One user, who remarked recently that “parts of [E18] still look like they’re from 2006” has no idea how accurate the statement is; checking code history will reveal that a staggering amount of code is at least that old. This isn’t necessarily a bad thing, since the design and implementation were sound at the time, but EFL and OSS have come a long way since then, and there are different and better ways to implement some things now. These changes, however, are going to take time, because we are, surprisingly enough, striving to make releases a fairly regular thing. My ideal timeframe for some releases could be as much as a full year, and other times as little as six months, but these scales will depend heavily on what features are slated for the release. A release with fewer or smaller features takes much less time to implement and stabilize than one like E18, which has (what I would say is) lots of new, complex features.
And that’s it. It’s not a huge list of features, but it resulted in a pretty large amount of code churn for one person to manage.

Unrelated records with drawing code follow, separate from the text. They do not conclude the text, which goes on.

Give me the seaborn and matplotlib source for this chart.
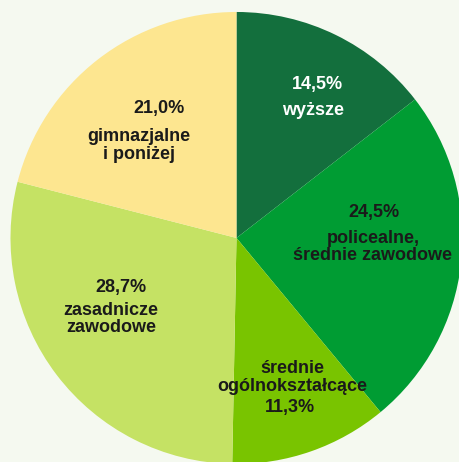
import seaborn as sns
import matplotlib.pyplot as plt

# education levels (share of people, %)
labels = ["wyższe", "policealne,\nśrednie zawodowe", "średnie\nogólnokształcące",
          "zasadnicze\nzawodowe", "gimnazjalne\ni poniżej"]
shares = [14.5, 24.5, 11.3, 28.7, 21.0]
colors = ["#136f3d", "#009c33", "#79c400", "#c5e264", "#fde690"]

sns.set_theme(style="white")
plt.rcParams["font.family"] = ["Liberation Sans", "DejaVu Sans"]

bg = "#f5f9f0"
fig = plt.figure(figsize=(4.6, 4.62), dpi=100, facecolor=bg)
ax = fig.add_axes([0.0228, -0.0043, 0.9826, 0.9784])
ax.set_facecolor(bg)

wedges, _ = ax.pie(shares, colors=sns.color_palette(colors), startangle=90,
                   counterclock=False, radius=1,
                   wedgeprops=dict(linewidth=0))
ax.set_xlim(-1, 1)
ax.set_ylim(-1, 1)
ax.set_aspect("equal")
ax.axis("off")

fmt = lambda v: f"{v:.1f}%".replace(".", ",")

# label layout: (percent position, name position, text colour)
layout = [
    ((0.356, 0.677), (0.339, 0.562), "white"),
    ((0.608, 0.111), (0.604, -0.040), "#1a1a1a"),
    ((0.237, -0.752), (0.246, -0.617), "#1a1a1a"),
    ((-0.511, -0.217), (-0.555, -0.358), "#1a1a1a"),
    ((-0.343, 0.575), (-0.431, 0.409), "#1a1a1a"),
]

for name, val, (pp, npos, col) in zip(labels, shares, layout):
    ax.text(pp[0], pp[1], fmt(val), ha="center", va="center",
            fontsize=13, fontweight="bold", color=col)
    ax.text(npos[0], npos[1], name, ha="center", va="center",
            fontsize=13, fontweight="bold", color=col, linespacing=1.05)

fig.savefig("out.png", dpi=100, facecolor=bg)
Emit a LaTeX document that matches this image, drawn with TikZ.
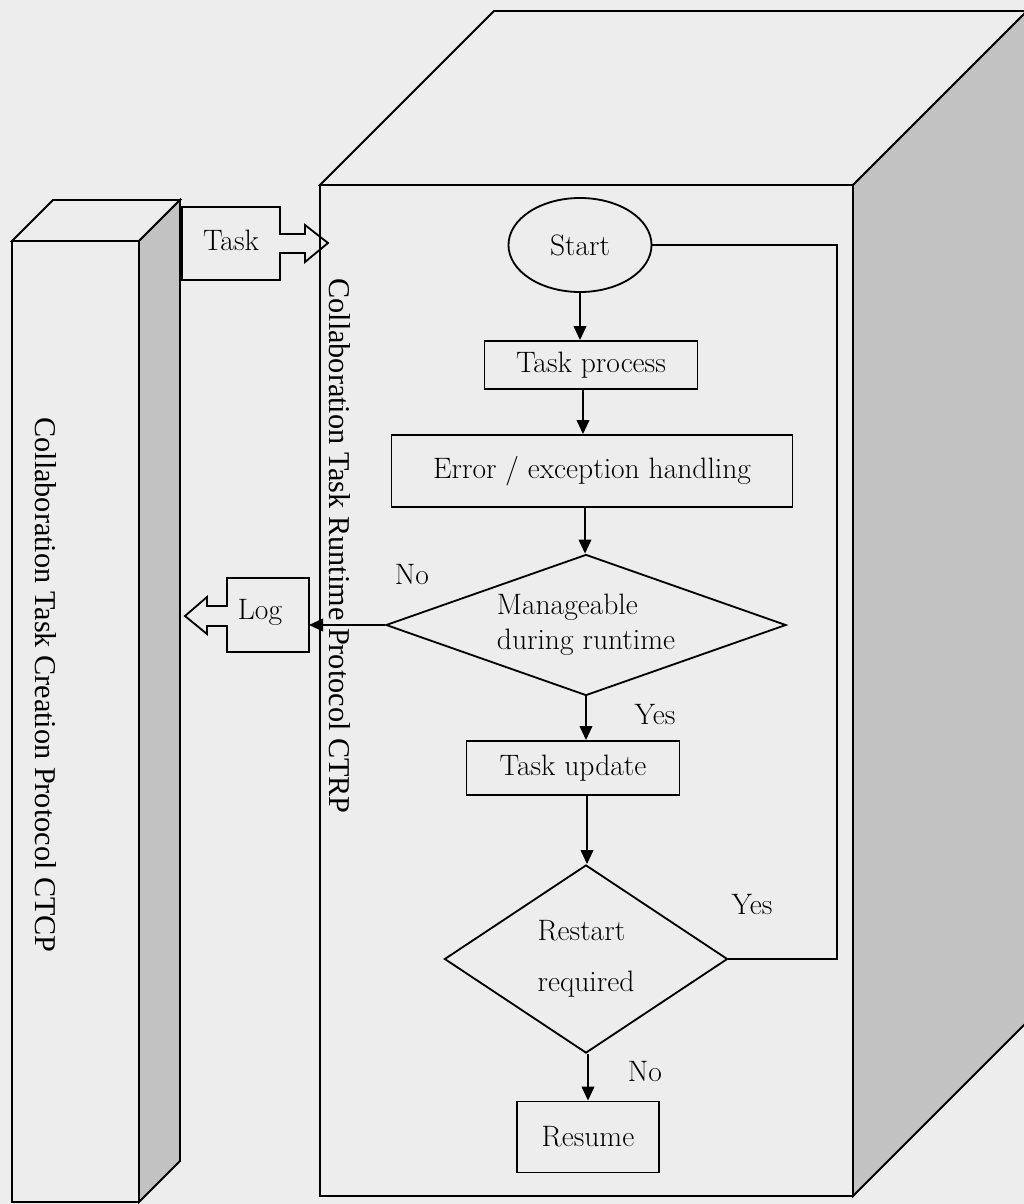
\documentclass[tikz,border=0pt]{standalone}
\usepackage{fontspec}
\newfontfamily\sidefont{Liberation Serif}
\usetikzlibrary{shapes.geometric,arrows.meta}

\definecolor{paper}{RGB}{237,237,237}
\definecolor{shade}{RGB}{194,194,194}

\begin{document}
\begin{tikzpicture}[x=0.025cm,y=-0.025cm,
        line width=1.3pt,
        flowtext/.style={font=\fontsize{21}{25}\selectfont},
        procbox/.style={draw,rectangle,inner sep=0,flowtext},
        decision/.style={draw,diamond,inner sep=0,flowtext,align=left},
        flowarrow/.style={-{Triangle[length=10pt,width=9pt]}},
        sidetext/.style={rotate=-90,font=\sidefont\fontsize{21.5}{26}\selectfont}]

        \useasboundingbox (0,0) rectangle (1024,1204);
        \fill[paper] (0,0) rectangle (1024,1204);

        % Blocks
        \filldraw[fill=paper] (320,185) -- (494,11) -- (1027,11) -- (853,185) -- cycle;
        \filldraw[fill=shade] (853,185) -- (1027,11) -- (1027,1022) -- (853,1196) -- cycle;
        \draw (320,185) rectangle (853,1196);

        \filldraw[fill=paper] (12,241) -- (53,200) -- (180,200) -- (139,241) -- cycle;
        \filldraw[fill=shade] (139,241) -- (180,200) -- (180,1161) -- (139,1202) -- cycle;
        \draw (12,241) rectangle (139,1202);

        \node[sidetext] (ctcp) at (46,685) {Collaboration Task Creation Protocol CTCP};
        \node[sidetext] (ctrp) at (340,546) {Collaboration Task Runtime Protocol CTRP};

        % Callouts
        \draw (182,207) -- (280,207) -- (280,234) -- (305,234) -- (305,225) -- (328,243)
            -- (305,262) -- (305,253) -- (280,253) -- (280,280) -- (182,280) -- cycle;
        \node[flowtext] (task) at (231,240) {Task};

        \draw (309,578) -- (227,578) -- (227,606) -- (207,606) -- (207,597) -- (185,616)
            -- (207,634) -- (207,626) -- (227,626) -- (227,652) -- (309,652) -- cycle;
        \node[flowtext] (log) at (260,612) {Log};
        \coordinate (logtip) at (309,625);

        % Steps
        \node[draw,ellipse,inner sep=0,minimum width=3.575cm,minimum height=2.35cm,flowtext] (start) at (580,245) {Start};
        \node[procbox,minimum width=5.325cm,minimum height=1.2cm] (proc) at (591,365) {Task process};
        \node[procbox,minimum width=10.025cm,minimum height=1.8cm] (err) at (592,471) {Error / exception handling};
        \node[decision,aspect=2.84,minimum width=10cm,minimum height=3.525cm] (mng) at (586,625) {Manageable\\during runtime};
        \node[procbox,minimum width=5.325cm,minimum height=1.35cm] (upd) at (573,768) {Task update};
        \node[decision,aspect=1.5,minimum width=7.075cm,minimum height=4.7cm] (rst) at (586,959) {Restart\\[11pt]required};
        \node[procbox,minimum width=3.55cm,minimum height=1.775cm] (res) at (588,1137) {Resume};

        % Connectors
        \foreach \a/\b/\x in {start/proc/580, proc/err/583, err/mng/585, mng/upd/586, upd/rst/587, rst/res/588} {
            \draw[flowarrow] (\a.south -| \x,0) -- (\b.north -| \x,0);
        }
        \draw[flowarrow] (mng.west) -- (logtip);

        \coordinate (loop) at (837,245);
        \draw (rst.east) -| (loop) -- (start.east);

        % Labels
        \node[flowtext] (no1) at (412,575) {No};
        \node[flowtext] (yes1) at (655,715) {Yes};
        \node[flowtext] (yes2) at (752,905) {Yes};
        \node[flowtext] (no2) at (645,1072) {No};
\end{tikzpicture}
\end{document}
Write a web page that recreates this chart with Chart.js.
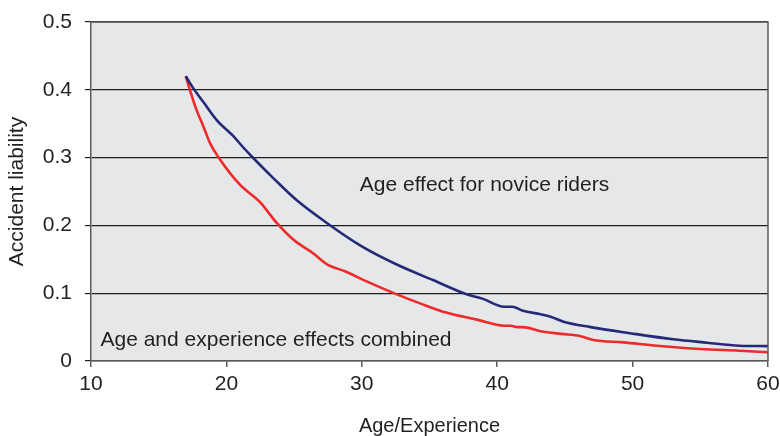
<!DOCTYPE html>
<html>
<head>
<meta charset="utf-8">
<script src="https://cdn.jsdelivr.net/npm/chart.js@4"></script>
<style>
  body { margin: 0; background: #fff; overflow: hidden; }
</style>
</head>
<body>
<canvas id="chart" width="780" height="436"></canvas>
<script>
// Values
const noviceAges = [17, 17.6, 18.3, 19.3, 20.5, 21.2, 22, 23.5, 25.2, 27.6, 30, 32.5, 35.3, 37.8, 38.9, 40.5, 41.1, 41.9, 43.2, 44, 44.9, 46.9, 49.8, 53, 55.5, 57.9, 60];
const noviceValues = [0.42, 0.401, 0.382, 0.355, 0.332, 0.316, 0.299, 0.269, 0.237, 0.201, 0.169, 0.143, 0.119, 0.098, 0.092, 0.080, 0.080, 0.074, 0.069, 0.065, 0.058, 0.050, 0.041, 0.032, 0.027, 0.0226, 0.022];

const combinedAges = [17, 17.3, 17.8, 18.3, 18.8, 19.4, 21, 22.5, 23.7, 25, 26.4, 27.4, 28.8, 30.4, 32.5, 34.3, 36.3, 38.5, 40.5, 41, 41.5, 41.9, 43.2, 44.7, 46.1, 47.1, 49.3, 51.8, 55, 57.9, 60];
const combinedValues = [0.42, 0.400, 0.370, 0.346, 0.321, 0.301, 0.260, 0.234, 0.204, 0.178, 0.159, 0.143, 0.132, 0.117, 0.099, 0.085, 0.071, 0.061, 0.052, 0.052, 0.050, 0.050, 0.044, 0.040, 0.037, 0.031, 0.0275, 0.0226, 0.0177, 0.0152, 0.013];

const xTicks = [10, 20, 30, 40, 50, 60];
const yTicks = [0, 0.1, 0.2, 0.3, 0.4, 0.5];

// text labels placed in data units
const notes = [
  { text: 'Age effect for novice riders', x: 29.85, y: 0.26 },
  { text: 'Age and experience effects combined', x: 10.7, y: 0.031 }
];

const FONT = '"Liberation Sans", Arial, sans-serif';
const TEXT = '#231f20';

const toPoints = (xs, ys) => xs.map((x, i) => ({ x: x, y: ys[i] }));

// grey plot area, frame and the two notes
const plotDecor = {
  id: 'plotDecor',
  beforeDraw(chart) {
    const { ctx, chartArea: a } = chart;
    ctx.save();
    ctx.fillStyle = '#e6e7e9';
    ctx.fillRect(a.left, a.top, a.right - a.left, a.bottom - a.top);
    ctx.restore();
  },
  afterDatasetsDraw(chart) {
    const { ctx, chartArea: a, scales } = chart;
    ctx.save();
    ctx.strokeStyle = '#5a5a5a';
    ctx.lineWidth = 1.5;
    ctx.beginPath();
    ctx.moveTo(a.left, a.top);
    ctx.lineTo(a.right, a.top);
    ctx.lineTo(a.right, a.bottom);
    ctx.stroke();

    ctx.fillStyle = TEXT;
    ctx.font = '21px ' + FONT;
    ctx.textAlign = 'left';
    ctx.textBaseline = 'middle';
    notes.forEach(n => {
      ctx.fillText(n.text, scales.x.getPixelForValue(n.x), scales.y.getPixelForValue(n.y));
    });
    ctx.restore();
  }
};

new Chart(document.getElementById('chart'), {
  type: 'scatter',
  data: {
    datasets: [
      {
        label: 'Age effect for novice riders',
        data: toPoints(noviceAges, noviceValues),
        showLine: true,
        borderColor: '#252a78',
        borderWidth: 2.6,
        pointRadius: 0,
        cubicInterpolationMode: 'monotone'
      },
      {
        label: 'Age and experience effects combined',
        data: toPoints(combinedAges, combinedValues),
        showLine: true,
        borderColor: '#ee2a2a',
        borderWidth: 2.6,
        pointRadius: 0,
        cubicInterpolationMode: 'monotone'
      }
    ]
  },
  options: {
    responsive: false,
    animation: false,
    layout: { padding: { top: 22, right: 12, left: 0, bottom: 0 } },
    plugins: {
      legend: { display: false },
      tooltip: { enabled: false }
    },
    scales: {
      x: {
        type: 'linear',
        min: 10,
        max: 60,
        afterBuildTicks: s => { s.ticks = xTicks.map(v => ({ value: v })); },
        afterFit: s => { s.height = 75; s.paddingRight = 0; s.paddingLeft = 0; },
        grid: { drawOnChartArea: false, drawTicks: true, tickLength: 6, color: '#5a5a5a', lineWidth: 1.5 },
        border: { color: '#5a5a5a', width: 1.5 },
        ticks: { color: TEXT, font: { family: FONT, size: 21 }, padding: 5, maxRotation: 0 },
        title: {
          display: true,
          text: 'Age/Experience',
          color: TEXT,
          font: { family: FONT, size: 20, lineHeight: 1 },
          padding: { top: 0, bottom: 0 }
        }
      },
      y: {
        min: 0,
        max: 0.5,
        afterBuildTicks: s => { s.ticks = yTicks.map(v => ({ value: v })); },
        afterFit: s => { s.width = 91; s.paddingTop = 0; s.paddingBottom = 0; },
        grid: {
          drawTicks: true,
          tickLength: 6,
          color: '#1e1e1e',
          lineWidth: 1.2
        },
        border: { color: '#5a5a5a', width: 1.5 },
        ticks: {
          color: TEXT,
          font: { family: FONT, size: 21 },
          padding: 13,
          callback: v => String(v)
        },
        title: {
          display: true,
          text: 'Accident liability',
          color: TEXT,
          font: { family: FONT, size: 21 },
          padding: { top: 5, bottom: 0 }
        }
      }
    }
  },
  plugins: [plotDecor]
});
</script>
</body>
</html>
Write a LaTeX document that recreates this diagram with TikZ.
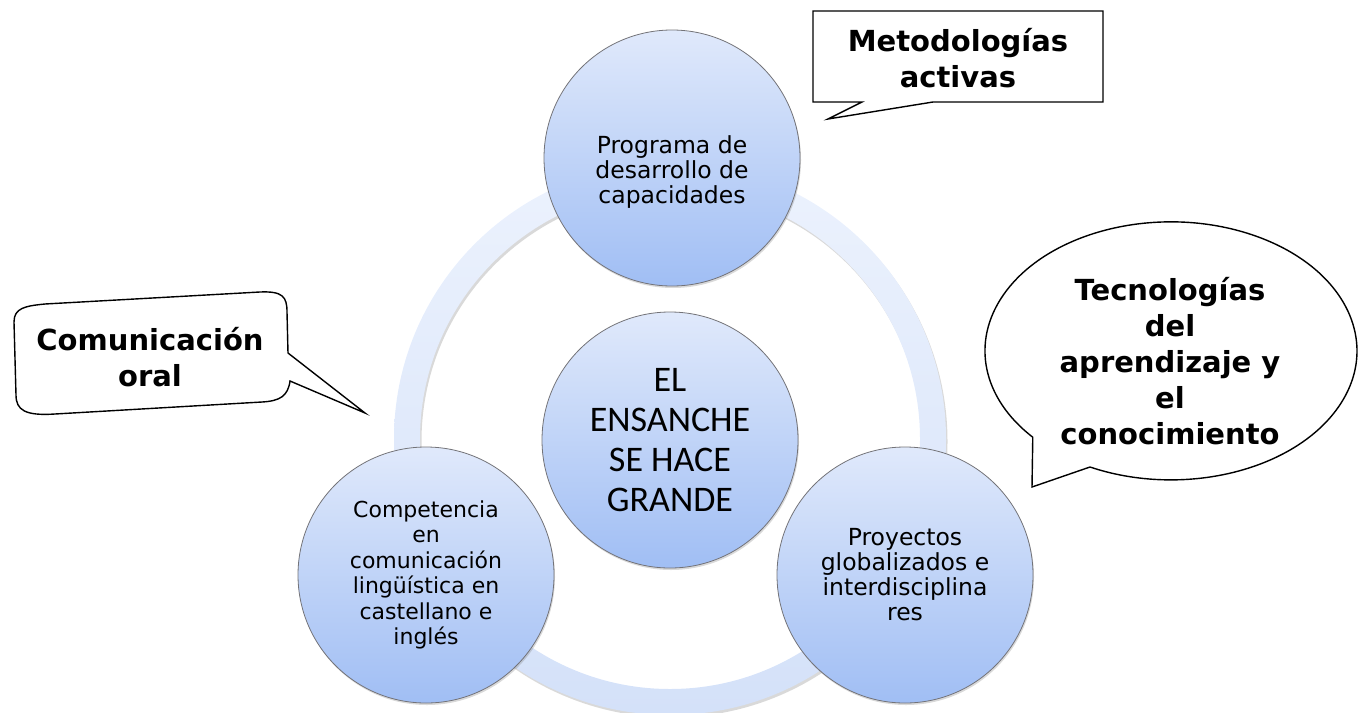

I think this sums things up effectively. We were planning on doing EFL 1.8 around the start of July. E18 depends on the EFL 1.8 release. Since the 1.8 release was delayed, this means that the E18 release is still pending. I have no dates to give out now, but I’ll point readers to this event and suggest that there is a history of announcing releases of E-related things at LinuxCons.
Another factor in the lack of releases is that I’m required by EFL policy to delay the release by a week every time someone asks me when the release date is. I’ll also quote a great author by saying that “[E18] is not your bitch.”
EDIT: Just to make things clear, E18 will not be Wayland-only. There will be Wayland support.